─── Data lines ───

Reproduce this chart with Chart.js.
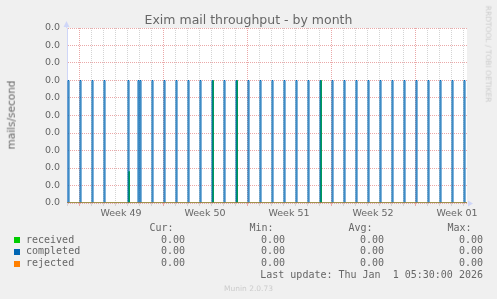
<!DOCTYPE html>
<html>
<head>
<meta charset="utf-8">
<script src="https://cdn.jsdelivr.net/npm/chart.js@4.4.0/dist/chart.umd.min.js"></script>
<style>
  html, body { margin: 0; padding: 0; background: #f0f0f0; }
  #wrap { position: relative; width: 497px; height: 299px; overflow: hidden; color: #666; font-family: "DejaVu Sans", sans-serif; }
  #chart { position: absolute; left: 0; top: 0; }
  .t { position: absolute; white-space: pre; line-height: 1; }
  .mono { font-family: "DejaVu Sans Mono", monospace; font-size: 10px; height: 10px; }
  .sq { position: absolute; width: 6px; height: 6px; }
</style>
</head>
<body>
<div id="wrap">
  <canvas id="chart" width="497" height="299"></canvas>
  <div class="t" id="title" style="left:0;width:497px;text-align:center;top:13.7px;font-size:12.5px;">Exim mail throughput - by month</div>
  <div class="t" style="left:11px;top:115px;font-size:10.5px;transform:translate(-50%,-50%) rotate(-90deg);">mails/second</div>
  <div class="t" style="left:488px;top:54px;font-size:7.5px;color:#ccc;transform:translate(-50%,-50%) rotate(90deg);">RRDTOOL / TOBI OETIKER</div>
  <div id="legend"></div>
  <div class="t" style="left:0;width:497px;text-align:center;top:285px;font-size:7.5px;color:#ccc;">Munin 2.0.73</div>
</div>
<script>
// 2-hour buckets, hours counted from the left edge of the graph
const bucketHours = 2;
const xMaxHours = 800;

const completedHours = [2, 26, 50, 74, 122, 142, 146, 170, 194, 218, 242, 266, 290, 314, 338, 362, 386,
  410, 434, 458, 482, 506, 530, 554, 578, 602, 626, 650, 674, 698, 722, 746, 770, 794];
const completedRates = [0.0007, 0.0007, 0.0007, 0.0007, 0.0007, 0.0007, 0.0007, 0.0007, 0.0007, 0.0007,
  0.0007, 0.0007, 0.0007, 0.0007, 0.0007, 0.0007, 0.0007, 0.0007, 0.0007, 0.0007, 0.0007, 0.0007,
  0.0007, 0.0007, 0.0007, 0.0007, 0.0007, 0.0007, 0.0007, 0.0007, 0.0007, 0.0007, 0.0007, 0.0007];
const receivedHours = [123, 291, 339, 507];
const receivedRates = [0.00018, 0.0007, 0.0007, 0.0007];
const rejectedHours = [];
const rejectedRates = [];

const weekLabels = ["Week 49", "Week 50", "Week 51", "Week 52", "Week 01"];
const weekLabelHours = [108, 276, 444, 612, 780];
const weekStartHours = [24, 192, 360, 528, 696];

const yMax = 0.001;
const yStep = 0.00005;

const seriesNames = ["received", "completed", "rejected"];
const seriesColors = ["#00cc00", "#0066b3", "#ff8000"];
const curValues = ["0.00", "0.00", "0.00"];
const minValues = ["0.00", "0.00", "0.00"];
const avgValues = ["0.00", "0.00", "0.00"];
const maxValues = ["0.00", "0.00", "0.00"];
const lastUpdate = "Last update: Thu Jan  1 05:30:00 2026";

function pulses(hours, rates) {
  const pts = [{ x: 0, y: 0 }];
  hours.forEach((h, i) => {
    pts.push({ x: h, y: rates[i] });
    pts.push({ x: h + bucketHours, y: 0 });
  });
  pts.push({ x: xMaxHours, y: 0 });
  return pts;
}

const majorGrid = "#eaa8a8";
const minorGrid = "#d4d4d4";
const axisColor = "#cfd6f8";

const backdrop = {
  id: "backdrop",
  beforeDraw(chart) {
    const { ctx, chartArea: a } = chart;
    ctx.save();
    ctx.fillStyle = "#ffffff";
    ctx.fillRect(a.left, a.top, a.right - a.left, a.bottom - a.top);
    ctx.restore();
  },
  afterDraw(chart) {
    const { ctx, chartArea: a } = chart;
    ctx.save();
    ctx.fillStyle = axisColor;
    ctx.strokeStyle = axisColor;
    ctx.lineWidth = 1;
    ctx.beginPath();
    ctx.moveTo(a.left - 0.5, a.top);
    ctx.lineTo(a.left - 0.5, a.top - 4);
    ctx.stroke();
    ctx.beginPath();
    ctx.moveTo(a.left - 0.5, a.top - 7);
    ctx.lineTo(a.left - 3.5, a.top - 1);
    ctx.lineTo(a.left + 2.5, a.top - 1);
    ctx.closePath();
    ctx.fill();
    ctx.beginPath();
    ctx.moveTo(a.right + 6, a.bottom + 0.5);
    ctx.lineTo(a.right + 1, a.bottom - 2.5);
    ctx.lineTo(a.right + 1, a.bottom + 3.5);
    ctx.closePath();
    ctx.fill();
    ctx.restore();
  }
};

const yTicks = [];
for (let v = 0; v <= Math.round(yMax / yStep); v++) yTicks.push(v * yStep);
const xTicks = [];
for (let h = 0; h < xMaxHours; h += 12) xTicks.push(h);

const tickFont = { family: "DejaVu Sans", size: 9.5 };

function dayColor(c) {
  const h = c.tick ? c.tick.value : 0;
  if (h % 24 !== 0) return "rgba(0,0,0,0)";
  return weekStartHours.includes(h) ? majorGrid : minorGrid;
}

new Chart(document.getElementById("chart"), {
  type: "line",
  data: {
    datasets: [
      { label: seriesNames[0], data: pulses(receivedHours, receivedRates), borderColor: seriesColors[0], order: 3 },
      { label: seriesNames[1], data: pulses(completedHours, completedRates), borderColor: seriesColors[1], order: 2 },
      { label: seriesNames[2], data: pulses(rejectedHours, rejectedRates), borderColor: seriesColors[2], order: 1 }
    ]
  },
  options: {
    responsive: false,
    animation: false,
    devicePixelRatio: 1,
    parsing: false,
    elements: {
      line: { borderWidth: 1, tension: 0, stepped: true },
      point: { radius: 0 }
    },
    layout: { padding: { left: 0, top: 28, right: 30, bottom: 76 } },
    plugins: { legend: { display: false }, tooltip: { enabled: false } },
    scales: {
      x: {
        type: "linear",
        min: 0,
        max: xMaxHours,
        afterBuildTicks: (scale) => { scale.ticks = xTicks.map((v) => ({ value: v })); },
        afterFit: (scale) => { scale.height = 20; },
        border: { display: false, dash: [1, 1] },
        grid: { tickLength: 3, color: dayColor, tickColor: dayColor },
        ticks: {
          autoSkip: false,
          maxRotation: 0,
          padding: 2,
          color: "#666",
          font: tickFont,
          callback: (v) => {
            const i = weekLabelHours.indexOf(v);
            return i >= 0 ? weekLabels[i] : "";
          }
        }
      },
      y: {
        min: 0,
        max: yMax,
        afterBuildTicks: (scale) => { scale.ticks = yTicks.map((v) => ({ value: v })); },
        afterFit: (scale) => { scale.width = 67; },
        border: { display: true, color: axisColor, dash: [1, 1] },
        grid: {
          drawTicks: false,
          color: (c) => (c.index % 2 === 0 ? majorGrid : minorGrid)
        },
        ticks: {
          padding: 7,
          color: "#666",
          font: tickFont,
          callback: (v, i) => (i % 2 === 0 ? v.toFixed(1) : "")
        }
      }
    }
  },
  plugins: [backdrop]
});

// legend table, monospaced like munin's
const legend = document.getElementById("legend");
function text(str, x, baseline, align) {
  const d = document.createElement("div");
  d.className = "t mono";
  d.textContent = str;
  d.style.top = (baseline - 8.46) + "px";
  if (align === "right") {
    d.style.right = (497 - x) + "px";
  } else {
    d.style.left = x + "px";
  }
  legend.appendChild(d);
}
const colRight = [185, 285, 384, 483];
const headers = ["Cur:", "Min:", "Avg:", "Max:"];
const rowBase = [243, 254.7, 266.3];
headers.forEach((h, i) => text(h, colRight[i] - 11.5, 231.7, "right"));
seriesNames.forEach((name, r) => {
  const sq = document.createElement("div");
  sq.className = "sq";
  sq.style.left = "14px";
  sq.style.top = (rowBase[r] - 5.7) + "px";
  sq.style.background = seriesColors[r];
  legend.appendChild(sq);
  text(name, 26, rowBase[r], "left");
  [curValues, minValues, avgValues, maxValues].forEach((col, c) => text(col[r], colRight[c], rowBase[r], "right"));
});
text(lastUpdate, 483, 278.7, "right");
</script>
</body>
</html>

───

■ Your objective:
Extract, word for word, each line from the top of the data down to and including the line with "const yStep = 0.00005;"; skip the pictures.

■ Answer to this exercise:
Reproduce this chart with Chart.js.
<!DOCTYPE html>
<html>
<head>
<meta charset="utf-8">
<script src="https://cdn.jsdelivr.net/npm/chart.js@4.4.0/dist/chart.umd.min.js"></script>
<style>
  html, body { margin: 0; padding: 0; background: #f0f0f0; }
  #wrap { position: relative; width: 497px; height: 299px; overflow: hidden; color: #666; font-family: "DejaVu Sans", sans-serif; }
  #chart { position: absolute; left: 0; top: 0; }
  .t { position: absolute; white-space: pre; line-height: 1; }
  .mono { font-family: "DejaVu Sans Mono", monospace; font-size: 10px; height: 10px; }
  .sq { position: absolute; width: 6px; height: 6px; }
</style>
</head>
<body>
<div id="wrap">
  <canvas id="chart" width="497" height="299"></canvas>
  <div class="t" id="title" style="left:0;width:497px;text-align:center;top:13.7px;font-size:12.5px;">Exim mail throughput - by month</div>
  <div class="t" style="left:11px;top:115px;font-size:10.5px;transform:translate(-50%,-50%) rotate(-90deg);">mails/second</div>
  <div class="t" style="left:488px;top:54px;font-size:7.5px;color:#ccc;transform:translate(-50%,-50%) rotate(90deg);">RRDTOOL / TOBI OETIKER</div>
  <div id="legend"></div>
  <div class="t" style="left:0;width:497px;text-align:center;top:285px;font-size:7.5px;color:#ccc;">Munin 2.0.73</div>
</div>
<script>
// 2-hour buckets, hours counted from the left edge of the graph
const bucketHours = 2;
const xMaxHours = 800;

const completedHours = [2, 26, 50, 74, 122, 142, 146, 170, 194, 218, 242, 266, 290, 314, 338, 362, 386,
  410, 434, 458, 482, 506, 530, 554, 578, 602, 626, 650, 674, 698, 722, 746, 770, 794];
const completedRates = [0.0007, 0.0007, 0.0007, 0.0007, 0.0007, 0.0007, 0.0007, 0.0007, 0.0007, 0.0007,
  0.0007, 0.0007, 0.0007, 0.0007, 0.0007, 0.0007, 0.0007, 0.0007, 0.0007, 0.0007, 0.0007, 0.0007,
  0.0007, 0.0007, 0.0007, 0.0007, 0.0007, 0.0007, 0.0007, 0.0007, 0.0007, 0.0007, 0.0007, 0.0007];
const receivedHours = [123, 291, 339, 507];
const receivedRates = [0.00018, 0.0007, 0.0007, 0.0007];
const rejectedHours = [];
const rejectedRates = [];

const weekLabels = ["Week 49", "Week 50", "Week 51", "Week 52", "Week 01"];
const weekLabelHours = [108, 276, 444, 612, 780];
const weekStartHours = [24, 192, 360, 528, 696];

const yMax = 0.001;
const yStep = 0.00005;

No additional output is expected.